[START OF STORED DATA]

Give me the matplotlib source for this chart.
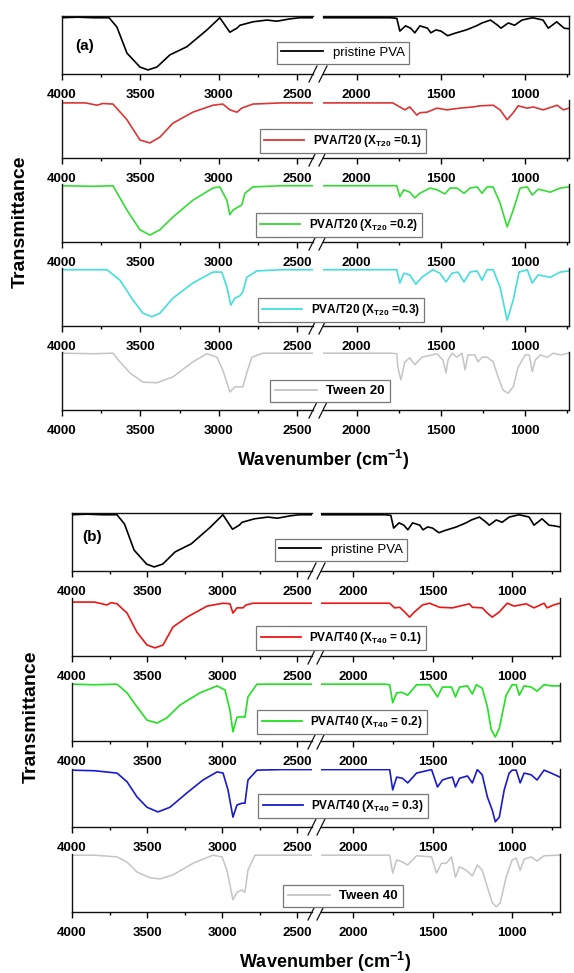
import matplotlib
matplotlib.use('Agg')
import matplotlib.pyplot as plt
from matplotlib.lines import Line2D
from matplotlib.font_manager import FontProperties

plt.rcParams['font.family'] = ['Liberation Sans', 'DejaVu Sans']
plt.rcParams['mathtext.fontset'] = 'custom'
plt.rcParams['mathtext.rm'] = 'Liberation Sans:bold'
plt.rcParams['mathtext.it'] = 'Liberation Sans:bold'
plt.rcParams['mathtext.bf'] = 'Liberation Sans:bold'

# ---------------- data (normalised transmittance) ----------------
pva_wn = [4000, 3900, 3800, 3700, 3650, 3586, 3503, 3452, 3395, 3312, 3204, 3076, 2994, 2930, 2885,
          2866, 2783, 2694, 2631, 2548, 2484, 2400, 2300, 2200, 2000, 1800, 1762, 1744, 1710, 1680,
          1655, 1625, 1580, 1560, 1530, 1500, 1460, 1420, 1350, 1290, 1256, 1206, 1163, 1144, 1100,
          1063, 1019, 956, 894, 863, 813, 769, 740, 700]
pva_t = [0.97, 0.98, 0.97, 0.97, 0.81, 0.36, 0.12, 0.07, 0.12, 0.33, 0.47, 0.76, 0.97, 0.72, 0.79,
         0.84, 0.90, 0.93, 0.91, 0.95, 0.97, 0.97, 0.97, 0.97, 0.97, 0.97, 0.96, 0.74, 0.83, 0.79,
         0.71, 0.83, 0.79, 0.71, 0.76, 0.74, 0.66, 0.70, 0.76, 0.83, 0.88, 0.93, 0.84, 0.79, 0.88,
         0.84, 0.93, 0.97, 0.93, 0.79, 0.90, 0.79, 0.78, 0.76]

t20_01_wn = [4000, 3850, 3777, 3740, 3675, 3586, 3503, 3440, 3376, 3293, 3166, 3038, 2975, 2930, 2885,
             2854, 2783, 2600, 2400, 2200, 1800, 1786, 1744, 1714, 1685, 1643, 1625, 1583, 1524, 1464,
             1387, 1310, 1268, 1190, 1149, 1107, 1071, 1042, 988, 952, 893, 810, 774, 740, 700]
t20_01_t = [0.95, 0.95, 0.91, 0.94, 0.93, 0.66, 0.31, 0.26, 0.36, 0.60, 0.79, 0.91, 0.93, 0.83, 0.79,
            0.86, 0.93, 0.95, 0.95, 0.95, 0.95, 0.95, 0.88, 0.83, 0.88, 0.74, 0.78, 0.79, 0.86, 0.83,
            0.86, 0.88, 0.90, 0.91, 0.83, 0.66, 0.78, 0.90, 0.86, 0.88, 0.83, 0.91, 0.83, 0.86, 0.86]

t20_02_wn = [4000, 3800, 3675, 3586, 3503, 3440, 3376, 3293, 3166, 3038, 2994, 2949, 2930, 2910, 2879,
             2854, 2834, 2783, 2600, 2400, 2200, 1800, 1762, 1744, 1720, 1685, 1655, 1625, 1565, 1524,
             1476, 1446, 1405, 1363, 1327, 1286, 1256, 1226, 1190, 1149, 1107, 1071, 1030, 988, 958,
             923, 851, 792, 740, 700]
t20_02_t = [0.97, 0.96, 0.97, 0.55, 0.21, 0.12, 0.21, 0.43, 0.72, 0.93, 0.95, 0.72, 0.47, 0.55, 0.60,
            0.64, 0.84, 0.95, 0.97, 0.97, 0.97, 0.97, 0.97, 0.78, 0.90, 0.86, 0.76, 0.84, 0.93, 0.90,
            0.83, 0.93, 0.93, 0.84, 0.93, 0.95, 0.84, 0.95, 0.95, 0.67, 0.26, 0.55, 0.93, 0.95, 0.81,
            0.91, 0.86, 0.93, 0.95, 0.95]

t20_03_wn = [4000, 3800, 3713, 3631, 3548, 3484, 3427, 3376, 3293, 3166, 3038, 2981, 2949, 2924, 2898,
             2866, 2847, 2822, 2758, 2600, 2400, 2200, 1800, 1762, 1744, 1720, 1685, 1649, 1613, 1548,
             1506, 1470, 1435, 1399, 1363, 1327, 1286, 1256, 1226, 1190, 1149, 1107, 1071, 1036, 988,
             958, 923, 851, 792, 740, 700]
t20_03_t = [0.97, 0.97, 0.97, 0.79, 0.45, 0.22, 0.16, 0.22, 0.48, 0.74, 0.93, 0.93, 0.67, 0.36, 0.48,
            0.52, 0.59, 0.84, 0.95, 0.97, 0.97, 0.97, 0.97, 0.97, 0.74, 0.91, 0.88, 0.72, 0.84, 0.97,
            0.91, 0.76, 0.91, 0.93, 0.76, 0.93, 0.95, 0.79, 0.97, 0.97, 0.67, 0.10, 0.45, 0.93, 0.97,
            0.74, 0.88, 0.84, 0.93, 0.95, 0.95]

tw20_wn = [4000, 3800, 3675, 3631, 3567, 3484, 3395, 3293, 3166, 3076, 3013, 2975, 2930, 2898, 2866,
           2847, 2822, 2790, 2720, 2400, 2200, 1800, 1762, 1756, 1738, 1714, 1685, 1655, 1613, 1524,
           1488, 1470, 1458, 1435, 1405, 1375, 1357, 1339, 1298, 1280, 1256, 1226, 1190, 1161, 1131,
           1101, 1071, 1042, 1000, 976, 958, 940, 911, 869, 833, 792, 740, 700]
tw20_t = [0.98, 0.97, 0.98, 0.83, 0.64, 0.48, 0.47, 0.57, 0.83, 0.97, 0.91, 0.69, 0.31, 0.40, 0.40,
          0.40, 0.64, 0.91, 0.98, 0.98, 0.98, 0.98, 0.97, 0.74, 0.52, 0.83, 0.90, 0.78, 0.91, 0.97,
          0.86, 0.64, 0.86, 0.98, 0.91, 0.98, 0.69, 0.95, 0.95, 0.83, 0.91, 0.91, 0.83, 0.57, 0.34,
          0.29, 0.40, 0.74, 0.95, 0.95, 0.66, 0.86, 0.95, 0.91, 0.98, 0.95, 0.98, 0.98]

t40_01_wn = [4000, 3850, 3767, 3740, 3700, 3633, 3567, 3500, 3447, 3393, 3327, 3233, 3100, 2993, 2947,
             2927, 2900, 2860, 2840, 2793, 2600, 2400, 2200, 1800, 1769, 1738, 1706, 1675, 1644, 1613,
             1563, 1519, 1456, 1375, 1269, 1250, 1188, 1156, 1125, 1081, 1031, 988, 913, 863, 800,
             781, 740, 700]
t40_01_t = [0.93, 0.93, 0.88, 0.92, 0.90, 0.74, 0.41, 0.19, 0.14, 0.19, 0.50, 0.67, 0.86, 0.91, 0.90,
            0.74, 0.83, 0.83, 0.88, 0.91, 0.91, 0.91, 0.91, 0.91, 0.91, 0.83, 0.84, 0.76, 0.67, 0.76,
            0.88, 0.91, 0.84, 0.83, 0.90, 0.84, 0.83, 0.74, 0.67, 0.76, 0.91, 0.86, 0.90, 0.83, 0.91,
            0.83, 0.88, 0.91]

t40_02_wn = [4000, 3850, 3700, 3633, 3567, 3500, 3433, 3367, 3280, 3147, 3033, 2980, 2947, 2927, 2900,
             2867, 2847, 2827, 2767, 2600, 2400, 2200, 1800, 1769, 1750, 1725, 1694, 1656, 1600, 1519,
             1469, 1438, 1381, 1356, 1331, 1281, 1250, 1225, 1188, 1156, 1131, 1106, 1081, 1038, 1000,
             975, 956, 925, 881, 844, 800, 750, 700]
t40_02_t = [0.98, 0.97, 0.98, 0.83, 0.59, 0.36, 0.31, 0.40, 0.62, 0.83, 0.95, 0.88, 0.53, 0.16, 0.41,
            0.42, 0.41, 0.76, 0.98, 0.98, 0.98, 0.98, 0.98, 0.97, 0.66, 0.83, 0.84, 0.79, 0.97, 0.97,
            0.76, 0.93, 0.93, 0.76, 0.93, 0.95, 0.81, 0.97, 0.91, 0.59, 0.19, 0.07, 0.22, 0.79, 0.97,
            0.97, 0.79, 0.95, 0.93, 0.86, 0.97, 0.95, 0.95]

t40_03_wn = [4000, 3850, 3700, 3633, 3567, 3500, 3427, 3347, 3233, 3127, 3033, 2993, 2960, 2927, 2900,
             2867, 2847, 2827, 2767, 2600, 2400, 2200, 1800, 1769, 1750, 1725, 1688, 1656, 1600, 1506,
             1469, 1438, 1406, 1375, 1356, 1331, 1281, 1250, 1219, 1188, 1156, 1125, 1106, 1081, 1050,
             1019, 1000, 975, 950, 925, 881, 844, 800, 756, 700]
t40_03_t = [0.98, 0.97, 0.93, 0.78, 0.52, 0.34, 0.26, 0.34, 0.59, 0.81, 0.95, 0.93, 0.64, 0.17, 0.38,
            0.41, 0.41, 0.81, 0.98, 0.99, 0.99, 0.99, 0.99, 0.99, 0.64, 0.86, 0.84, 0.76, 0.93, 0.99,
            0.69, 0.81, 0.84, 0.86, 0.69, 0.84, 0.88, 0.76, 0.99, 0.90, 0.52, 0.29, 0.09, 0.17, 0.64,
            0.93, 0.98, 0.98, 0.76, 0.93, 0.90, 0.81, 0.98, 0.93, 0.86]

tw40_wn = [4000, 3850, 3700, 3633, 3567, 3480, 3413, 3327, 3193, 3060, 3000, 2967, 2927, 2900, 2867,
           2847, 2827, 2780, 2600, 2400, 2200, 1800, 1769, 1750, 1725, 1688, 1656, 1600, 1506, 1475,
           1444, 1413, 1381, 1356, 1331, 1288, 1250, 1219, 1188, 1156, 1125, 1100, 1075, 1038, 1000,
           975, 950, 925, 881, 844, 800, 700]
tw40_t = [0.98, 0.98, 0.95, 0.86, 0.69, 0.59, 0.57, 0.64, 0.84, 0.98, 0.95, 0.72, 0.21, 0.34, 0.38,
          0.34, 0.72, 0.98, 0.98, 0.98, 0.98, 0.98, 0.98, 0.67, 0.90, 0.86, 0.81, 0.97, 0.95, 0.67,
          0.84, 0.84, 0.95, 0.60, 0.78, 0.72, 0.62, 0.81, 0.72, 0.43, 0.16, 0.09, 0.16, 0.60, 0.90,
          0.93, 0.72, 0.91, 0.95, 0.88, 0.97, 0.98]

labels_a = ['pristine PVA', r'PVA/T20 (X$_{T20}$ =0.1)', r'PVA/T20 (X$_{T20}$ =0.2)',
            r'PVA/T20 (X$_{T20}$ =0.3)', 'Tween 20']
labels_b = ['pristine PVA', r'PVA/T40 (X$_{T40}$ = 0.1)', r'PVA/T40 (X$_{T40}$ = 0.2)',
            r'PVA/T40 (X$_{T40}$ = 0.3)', 'Tween 40']
series_a = [(pva_wn, pva_t), (t20_01_wn, t20_01_t), (t20_02_wn, t20_02_t), (t20_03_wn, t20_03_t), (tw20_wn, tw20_t)]
series_b = [(pva_wn, pva_t), (t40_01_wn, t40_01_t), (t40_02_wn, t40_02_t), (t40_03_wn, t40_03_t), (tw40_wn, tw40_t)]
colors_a = ['#000000', '#dc3535', '#33dd33', '#44dede', '#c4c4c4']
colors_b = ['#000000', '#ee1515', '#22e022', '#1a1acd', '#c4c4c4']

left_ticks = [4000, 3500, 3000, 2500]
left_minor = [3750, 3250, 2750]
right_ticks = [2000, 1500, 1000]
right_minor = [1750, 1250, 750]

# ---------------- layout ----------------
W, H = 574, 973
fig = plt.figure(figsize=(W / 100, H / 100), dpi=100)
ROW_H = 58


def fx(px):
    return px / W


def fy(py):
    return 1 - py / H


def draw_panel(series, labels, colors, xl, xb1, xb2, xr, right_lim, bottoms, leg_centers,
               tag, tag_pos, ylab_pos, xlab_pos):
    tick_fp = FontProperties(family='Liberation Sans', weight='bold', size=9.5)
    for i, ((wn, t), lab, col, bot) in enumerate(zip(series, labels, colors, bottoms)):
        axL = fig.add_axes([fx(xl), fy(bot), fx(xb1 - xl), ROW_H / H])
        axR = fig.add_axes([fx(xb2), fy(bot), fx(xr - xb2), ROW_H / H])
        for ax, lim, ticks, minor in ((axL, (4000, 2400), left_ticks, left_minor),
                                      (axR, (2200, right_lim), right_ticks, right_minor)):
            ax.patch.set_visible(False)
            lw = 1.1 if col == '#c4c4c4' else 1.2
            ax.plot(wn, t, color=col, lw=lw, solid_joinstyle='round')
            ax.set_yticks([])
            ax.set_xticks(ticks)
            ax.set_xticks(minor, minor=True)
            ax.set_xlim(*lim)
            ax.set_ylim(0, 1.0)
            ax.tick_params(axis='x', which='major', direction='out', length=4.5, width=1, pad=6)
            ax.tick_params(axis='x', which='minor', direction='out', length=2.5, width=1)
            for lbl in ax.get_xticklabels():
                lbl.set_fontproperties(tick_fp)
            for s in ax.spines.values():
                s.set_linewidth(1.0)
                s.set_color('#111111')
            ax.spines['top'].set_visible(i == 0)
        axL.spines['right'].set_visible(False)
        axR.spines['left'].set_visible(False)
        # break marks
        for xe in (xb1, xb2):
            fig.add_artist(Line2D([fx(xe - 4), fx(xe + 4)], [fy(bot + 8), fy(bot - 8)],
                                  transform=fig.transFigure, color='#111111', lw=0.9))
        # legend
        if i == 0:
            fp = FontProperties(family='Liberation Sans', size=9.5)
            hl = 3.2
        elif lab.startswith('Tween'):
            fp = FontProperties(family='Liberation Sans', weight='bold', size=9.5)
            hl = 3.2
        else:
            fp = FontProperties(family='Liberation Sans', weight='bold', size=8.5)
            hl = 3.4
        cx, cy = leg_centers[i]
        leg = fig.legend(handles=[Line2D([], [], color=col, lw=1.3)], labels=[lab], loc='center',
                         bbox_to_anchor=(fx(cx), fy(cy)), prop=fp, frameon=True, fancybox=False,
                         framealpha=1, edgecolor='#777777', handlelength=hl, handletextpad=0.7,
                         borderpad=0.35, borderaxespad=0)
        leg.get_frame().set_linewidth(0.9)
    fig.text(fx(tag_pos[0]), fy(tag_pos[1]), tag, fontsize=11, weight='bold', ha='center', va='center')
    fig.text(fx(ylab_pos[0]), fy(ylab_pos[1]), 'Transmittance', fontsize=14, weight='bold',
             rotation=90, ha='center', va='center')
    fig.text(fx(xlab_pos[0]), fy(xlab_pos[1]), 'Wavenumber (cm$^{-1}$)', fontsize=13, weight='bold',
             ha='center', va='center')


draw_panel(series_a, labels_a, colors_a, 62, 313, 323, 569, 740,
           [74, 158, 242, 326, 410],
           [(343, 53), (343, 141), (339, 225), (341, 310), (330, 391)],
           '(a)', (85, 46), (20, 222), (323, 460))
draw_panel(series_b, labels_b, colors_b, 72, 312, 321, 560, 700,
           [571, 656, 741, 827, 912],
           [(341, 550), (341, 638), (342, 722), (343, 806), (343, 896)],
           '(b)', (92, 537), (31, 717), (325, 962))

fig.savefig('out.png', dpi=100)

[END OF STORED DATA]

## PROBLEM
Exactly reproduce the run of lines from the start of the listing through the line with "0.84, 0.93, 0.97, 0.93, 0.79, 0.90, 0.79, 0.78, 0.76]", inclusive; pictures are not copied.

## SOLUTION TO THE EXERCISE
Give me the matplotlib source for this chart.
import matplotlib
matplotlib.use('Agg')
import matplotlib.pyplot as plt
from matplotlib.lines import Line2D
from matplotlib.font_manager import FontProperties

plt.rcParams['font.family'] = ['Liberation Sans', 'DejaVu Sans']
plt.rcParams['mathtext.fontset'] = 'custom'
plt.rcParams['mathtext.rm'] = 'Liberation Sans:bold'
plt.rcParams['mathtext.it'] = 'Liberation Sans:bold'
plt.rcParams['mathtext.bf'] = 'Liberation Sans:bold'

# ---------------- data (normalised transmittance) ----------------
pva_wn = [4000, 3900, 3800, 3700, 3650, 3586, 3503, 3452, 3395, 3312, 3204, 3076, 2994, 2930, 2885,
          2866, 2783, 2694, 2631, 2548, 2484, 2400, 2300, 2200, 2000, 1800, 1762, 1744, 1710, 1680,
          1655, 1625, 1580, 1560, 1530, 1500, 1460, 1420, 1350, 1290, 1256, 1206, 1163, 1144, 1100,
          1063, 1019, 956, 894, 863, 813, 769, 740, 700]
pva_t = [0.97, 0.98, 0.97, 0.97, 0.81, 0.36, 0.12, 0.07, 0.12, 0.33, 0.47, 0.76, 0.97, 0.72, 0.79,
         0.84, 0.90, 0.93, 0.91, 0.95, 0.97, 0.97, 0.97, 0.97, 0.97, 0.97, 0.96, 0.74, 0.83, 0.79,
         0.71, 0.83, 0.79, 0.71, 0.76, 0.74, 0.66, 0.70, 0.76, 0.83, 0.88, 0.93, 0.84, 0.79, 0.88,
         0.84, 0.93, 0.97, 0.93, 0.79, 0.90, 0.79, 0.78, 0.76]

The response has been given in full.